::: Provided data :::

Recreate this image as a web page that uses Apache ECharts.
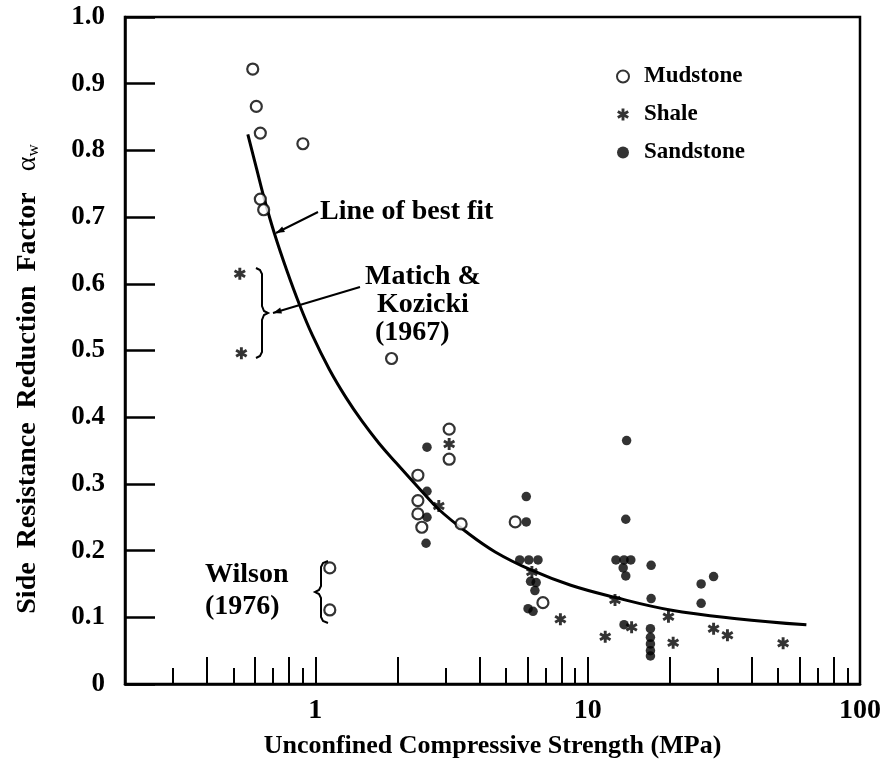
<!DOCTYPE html>
<html>
<head>
<meta charset="utf-8">
<script src="https://cdn.jsdelivr.net/npm/echarts@6/dist/echarts.min.js"></script>
<style>
html,body{margin:0;padding:0;background:#fff;}
#c{width:884px;height:773px;}
</style>
</head>
<body>
<div id="c"></div>
<script>
// ---- data (x = UCS in MPa, y = side resistance reduction factor) ----
const mudstone = [
  [0.589,0.922],[0.607,0.866],[0.628,0.826],[0.90,0.81],[0.628,0.727],[0.646,0.711],
  [1.905,0.488],[3.10,0.382],[3.10,0.337],[2.38,0.313],[2.38,0.275],[2.38,0.255],
  [2.46,0.235],[3.43,0.240],[5.42,0.243],[6.85,0.122],[1.13,0.174],[1.13,0.111]
];
const shale = [
  [0.528,0.615],[0.535,0.496],[3.10,0.360],[2.84,0.267],[6.24,0.168],[7.94,0.097],
  [11.6,0.071],[12.6,0.126],[14.5,0.085],[19.8,0.101],[20.6,0.062],[29.0,0.083],
  [32.6,0.073],[52.2,0.061]
];
const sandstone = [
  [2.57,0.355],[2.57,0.289],[2.57,0.250],[2.55,0.211],[5.95,0.281],[5.95,0.243],
  [5.63,0.186],[6.08,0.186],[6.57,0.186],[6.17,0.154],[6.47,0.152],[6.40,0.140],
  [6.04,0.113],[6.30,0.109],[13.9,0.365],[13.8,0.247],[12.7,0.186],[13.6,0.186],
  [14.4,0.186],[13.5,0.174],[13.8,0.162],[13.6,0.089],[17.1,0.178],[17.1,0.128],
  [17.0,0.083],[17.0,0.070],[17.0,0.060],[17.0,0.050],[17.0,0.042],
  [26.1,0.150],[29.0,0.161],[26.1,0.121]
];
const bestFitX = [0.565,0.609,0.651,0.708,0.784,0.874,0.975,1.125,1.298,1.484,1.712,1.975,2.458,2.836,3.557,4.577,6.194,8.670,12.55,20.09,35.27,63.55];
const bestFitY = [0.824,0.772,0.726,0.675,0.621,0.569,0.523,0.472,0.429,0.394,0.361,0.332,0.289,0.262,0.229,0.198,0.171,0.148,0.130,0.111,0.098,0.0887];
const xLongTicks = [0.4,0.6,0.8,1,2,4,6,8,10,20,40,60,80];
const xShortTicks = [0.3,0.5,0.7,0.9,3,5,7,9,30,50,70,90];
const xLabelValues = [1,10,100];
const legendNames = ['Mudstone','Shale','Sandstone'];

const FONT = '"Liberation Serif", "DejaVu Serif", serif';
const STAR = 'path://M-1.2,-5L1.2,-5L1.2,5L-1.2,5Z M3.73,-3.539L4.93,-1.461L-3.73,3.539L-4.93,1.461Z M-4.93,-1.461L-3.73,-3.539L4.93,1.461L3.73,3.539Z';

const chart = echarts.init(document.getElementById('c'), null, {renderer:'canvas'});

function arrow(x1,y1,x2,y2){
  const a = Math.atan2(y2-y1, x2-x1), L = 9, w = 0.35;
  return [
    {type:'line', shape:{x1:x1,y1:y1,x2:x2,y2:y2}, style:{stroke:'#000', lineWidth:2}},
    {type:'polygon', shape:{points:[[x2,y2],[x2-L*Math.cos(a-w),y2-L*Math.sin(a-w)],[x2-L*Math.cos(a+w),y2-L*Math.sin(a+w)]]}, style:{fill:'#000'}}
  ];
}
function txt(x,y,s,align){
  return {type:'text', x:x, y:y, style:{text:s, font:'bold 28px '+FONT, fill:'#000', align:align||'left', verticalAlign:'middle'}};
}

const option = {
  animation:false,
  backgroundColor:'#fff',
  grid:{left:125, right:22, top:17, bottom:89, show:true, borderColor:'#000', borderWidth:2.5},
  legend:{
    orient:'vertical', left:616, top:65, itemGap:15, itemWidth:12, itemHeight:12, padding:0,
    selectedMode:false,
    textStyle:{fontFamily:FONT, fontWeight:'bold', fontSize:23, color:'#000', padding:[0,0,0,10]},
    data:[
      {name:'Mudstone', icon:'circle', itemStyle:{color:'#fff', borderColor:'#000', borderWidth:2}},
      {name:'Shale', icon:STAR, itemStyle:{color:'#000'}},
      {name:'Sandstone', icon:'circle', itemStyle:{color:'#000'}}
    ]
  },
  xAxis:[{
    type:'log', logBase:10, min:0.2, max:100, position:'bottom',
    axisLine:{lineStyle:{color:'#000', width:2.5}},
    axisTick:{show:true, inside:true, length:27, customValues:xLongTicks, lineStyle:{color:'#000', width:2}},
    axisLabel:{customValues:xLabelValues, margin:13, color:'#000', fontFamily:FONT, fontWeight:'bold', fontSize:28,
      formatter:function(v){return String(Math.round(v));}},
    splitLine:{show:false},
    name:'Unconfined Compressive Strength (MPa)', nameLocation:'middle', nameGap:49,
    nameTextStyle:{fontFamily:FONT, fontWeight:'bold', fontSize:26, color:'#000'}
  },{
    type:'log', logBase:10, min:0.2, max:100, position:'bottom', gridIndex:0,
    axisLine:{show:false},
    axisTick:{show:true, inside:true, length:16, customValues:xShortTicks, lineStyle:{color:'#000', width:2}},
    axisLabel:{show:false}, splitLine:{show:false}
  }],
  yAxis:{
    type:'value', min:0, max:1, interval:0.1,
    axisLine:{show:true, lineStyle:{color:'#000', width:2.5}},
    axisTick:{show:true, inside:true, length:30, lineStyle:{color:'#000', width:2.5}},
    axisLabel:{margin:20, color:'#000', fontFamily:FONT, fontWeight:'bold', fontSize:27,
      formatter:function(v){ if(v===0) return '0'; return v.toFixed(1); }},
    splitLine:{show:false}
  },
  series:[
    {name:'Line of best fit', type:'line', xAxisIndex:0, data:bestFitX.map((x,i)=>[x,bestFitY[i]]),
      smooth:0.4, showSymbol:false, lineStyle:{color:'#000', width:3}, z:1},
    {name:'Mudstone', type:'scatter', xAxisIndex:0, data:mudstone, symbol:'circle', symbolSize:11,
      itemStyle:{color:'#fff', borderColor:'#000', borderWidth:2.2}, z:3},
    {name:'Shale', type:'scatter', xAxisIndex:0, data:shale, symbol:STAR, symbolSize:12,
      itemStyle:{color:'#000'}, z:3},
    {name:'Sandstone', type:'scatter', xAxisIndex:0, data:sandstone, symbol:'circle', symbolSize:9.5,
      itemStyle:{color:'#000'}, z:3}
  ],
  graphic:[
    {type:'text', x:28, y:379, rotation:Math.PI/2,
      style:{text:'Side  Resistance  Reduction  Factor   {a|α}{s|w}', font:'bold 28px '+FONT, fill:'#000', align:'center', verticalAlign:'middle',
        rich:{a:{font:'28px '+FONT, fill:'#000'}, s:{font:'17px '+FONT, fill:'#000', verticalAlign:'bottom', padding:[9,0,0,0]}}}},
    txt(320,212,'Line of best fit'),
    ...arrow(318,212,276,233),
    txt(365,277,'Matich &'),
    txt(377,305,'Kozicki'),
    txt(375,333,'(1967)'),
    ...arrow(360,287,273,313),
    {type:'polyline', shape:{points:[[256,268],[260,270],[262,274],[262,306],[264,311],[268,313],[264,315],[262,320],[262,352],[260,356],[256,358]]}, style:{stroke:'#000', lineWidth:2, fill:null}},
    txt(205,575,'Wilson'),
    txt(205,607,'(1976)'),
    {type:'polyline', shape:{points:[[328,561],[323,563],[321,567],[321,586],[319,590],[315,592],[319,594],[321,598],[321,617],[323,621],[328,623]]}, style:{stroke:'#000', lineWidth:2, fill:null}}
  ]
};
chart.setOption(option);
</script>
</body>
</html>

:::

Reproduce the full listing above verbatim, with no pictures included.

Recreate this image as a web page that uses Apache ECharts.
<!DOCTYPE html>
<html>
<head>
<meta charset="utf-8">
<script src="https://cdn.jsdelivr.net/npm/echarts@6/dist/echarts.min.js"></script>
<style>
html,body{margin:0;padding:0;background:#fff;}
#c{width:884px;height:773px;}
</style>
</head>
<body>
<div id="c"></div>
<script>
// ---- data (x = UCS in MPa, y = side resistance reduction factor) ----
const mudstone = [
  [0.589,0.922],[0.607,0.866],[0.628,0.826],[0.90,0.81],[0.628,0.727],[0.646,0.711],
  [1.905,0.488],[3.10,0.382],[3.10,0.337],[2.38,0.313],[2.38,0.275],[2.38,0.255],
  [2.46,0.235],[3.43,0.240],[5.42,0.243],[6.85,0.122],[1.13,0.174],[1.13,0.111]
];
const shale = [
  [0.528,0.615],[0.535,0.496],[3.10,0.360],[2.84,0.267],[6.24,0.168],[7.94,0.097],
  [11.6,0.071],[12.6,0.126],[14.5,0.085],[19.8,0.101],[20.6,0.062],[29.0,0.083],
  [32.6,0.073],[52.2,0.061]
];
const sandstone = [
  [2.57,0.355],[2.57,0.289],[2.57,0.250],[2.55,0.211],[5.95,0.281],[5.95,0.243],
  [5.63,0.186],[6.08,0.186],[6.57,0.186],[6.17,0.154],[6.47,0.152],[6.40,0.140],
  [6.04,0.113],[6.30,0.109],[13.9,0.365],[13.8,0.247],[12.7,0.186],[13.6,0.186],
  [14.4,0.186],[13.5,0.174],[13.8,0.162],[13.6,0.089],[17.1,0.178],[17.1,0.128],
  [17.0,0.083],[17.0,0.070],[17.0,0.060],[17.0,0.050],[17.0,0.042],
  [26.1,0.150],[29.0,0.161],[26.1,0.121]
];
const bestFitX = [0.565,0.609,0.651,0.708,0.784,0.874,0.975,1.125,1.298,1.484,1.712,1.975,2.458,2.836,3.557,4.577,6.194,8.670,12.55,20.09,35.27,63.55];
const bestFitY = [0.824,0.772,0.726,0.675,0.621,0.569,0.523,0.472,0.429,0.394,0.361,0.332,0.289,0.262,0.229,0.198,0.171,0.148,0.130,0.111,0.098,0.0887];
const xLongTicks = [0.4,0.6,0.8,1,2,4,6,8,10,20,40,60,80];
const xShortTicks = [0.3,0.5,0.7,0.9,3,5,7,9,30,50,70,90];
const xLabelValues = [1,10,100];
const legendNames = ['Mudstone','Shale','Sandstone'];

const FONT = '"Liberation Serif", "DejaVu Serif", serif';
const STAR = 'path://M-1.2,-5L1.2,-5L1.2,5L-1.2,5Z M3.73,-3.539L4.93,-1.461L-3.73,3.539L-4.93,1.461Z M-4.93,-1.461L-3.73,-3.539L4.93,1.461L3.73,3.539Z';

const chart = echarts.init(document.getElementById('c'), null, {renderer:'canvas'});

function arrow(x1,y1,x2,y2){
  const a = Math.atan2(y2-y1, x2-x1), L = 9, w = 0.35;
  return [
    {type:'line', shape:{x1:x1,y1:y1,x2:x2,y2:y2}, style:{stroke:'#000', lineWidth:2}},
    {type:'polygon', shape:{points:[[x2,y2],[x2-L*Math.cos(a-w),y2-L*Math.sin(a-w)],[x2-L*Math.cos(a+w),y2-L*Math.sin(a+w)]]}, style:{fill:'#000'}}
  ];
}
function txt(x,y,s,align){
  return {type:'text', x:x, y:y, style:{text:s, font:'bold 28px '+FONT, fill:'#000', align:align||'left', verticalAlign:'middle'}};
}

const option = {
  animation:false,
  backgroundColor:'#fff',
  grid:{left:125, right:22, top:17, bottom:89, show:true, borderColor:'#000', borderWidth:2.5},
  legend:{
    orient:'vertical', left:616, top:65, itemGap:15, itemWidth:12, itemHeight:12, padding:0,
    selectedMode:false,
    textStyle:{fontFamily:FONT, fontWeight:'bold', fontSize:23, color:'#000', padding:[0,0,0,10]},
    data:[
      {name:'Mudstone', icon:'circle', itemStyle:{color:'#fff', borderColor:'#000', borderWidth:2}},
      {name:'Shale', icon:STAR, itemStyle:{color:'#000'}},
      {name:'Sandstone', icon:'circle', itemStyle:{color:'#000'}}
    ]
  },
  xAxis:[{
    type:'log', logBase:10, min:0.2, max:100, position:'bottom',
    axisLine:{lineStyle:{color:'#000', width:2.5}},
    axisTick:{show:true, inside:true, length:27, customValues:xLongTicks, lineStyle:{color:'#000', width:2}},
    axisLabel:{customValues:xLabelValues, margin:13, color:'#000', fontFamily:FONT, fontWeight:'bold', fontSize:28,
      formatter:function(v){return String(Math.round(v));}},
    splitLine:{show:false},
    name:'Unconfined Compressive Strength (MPa)', nameLocation:'middle', nameGap:49,
    nameTextStyle:{fontFamily:FONT, fontWeight:'bold', fontSize:26, color:'#000'}
  },{
    type:'log', logBase:10, min:0.2, max:100, position:'bottom', gridIndex:0,
    axisLine:{show:false},
    axisTick:{show:true, inside:true, length:16, customValues:xShortTicks, lineStyle:{color:'#000', width:2}},
    axisLabel:{show:false}, splitLine:{show:false}
  }],
  yAxis:{
    type:'value', min:0, max:1, interval:0.1,
    axisLine:{show:true, lineStyle:{color:'#000', width:2.5}},
    axisTick:{show:true, inside:true, length:30, lineStyle:{color:'#000', width:2.5}},
    axisLabel:{margin:20, color:'#000', fontFamily:FONT, fontWeight:'bold', fontSize:27,
      formatter:function(v){ if(v===0) return '0'; return v.toFixed(1); }},
    splitLine:{show:false}
  },
  series:[
    {name:'Line of best fit', type:'line', xAxisIndex:0, data:bestFitX.map((x,i)=>[x,bestFitY[i]]),
      smooth:0.4, showSymbol:false, lineStyle:{color:'#000', width:3}, z:1},
    {name:'Mudstone', type:'scatter', xAxisIndex:0, data:mudstone, symbol:'circle', symbolSize:11,
      itemStyle:{color:'#fff', borderColor:'#000', borderWidth:2.2}, z:3},
    {name:'Shale', type:'scatter', xAxisIndex:0, data:shale, symbol:STAR, symbolSize:12,
      itemStyle:{color:'#000'}, z:3},
    {name:'Sandstone', type:'scatter', xAxisIndex:0, data:sandstone, symbol:'circle', symbolSize:9.5,
      itemStyle:{color:'#000'}, z:3}
  ],
  graphic:[
    {type:'text', x:28, y:379, rotation:Math.PI/2,
      style:{text:'Side  Resistance  Reduction  Factor   {a|α}{s|w}', font:'bold 28px '+FONT, fill:'#000', align:'center', verticalAlign:'middle',
        rich:{a:{font:'28px '+FONT, fill:'#000'}, s:{font:'17px '+FONT, fill:'#000', verticalAlign:'bottom', padding:[9,0,0,0]}}}},
    txt(320,212,'Line of best fit'),
    ...arrow(318,212,276,233),
    txt(365,277,'Matich &'),
    txt(377,305,'Kozicki'),
    txt(375,333,'(1967)'),
    ...arrow(360,287,273,313),
    {type:'polyline', shape:{points:[[256,268],[260,270],[262,274],[262,306],[264,311],[268,313],[264,315],[262,320],[262,352],[260,356],[256,358]]}, style:{stroke:'#000', lineWidth:2, fill:null}},
    txt(205,575,'Wilson'),
    txt(205,607,'(1976)'),
    {type:'polyline', shape:{points:[[328,561],[323,563],[321,567],[321,586],[319,590],[315,592],[319,594],[321,598],[321,617],[323,621],[328,623]]}, style:{stroke:'#000', lineWidth:2, fill:null}}
  ]
};
chart.setOption(option);
</script>
</body>
</html>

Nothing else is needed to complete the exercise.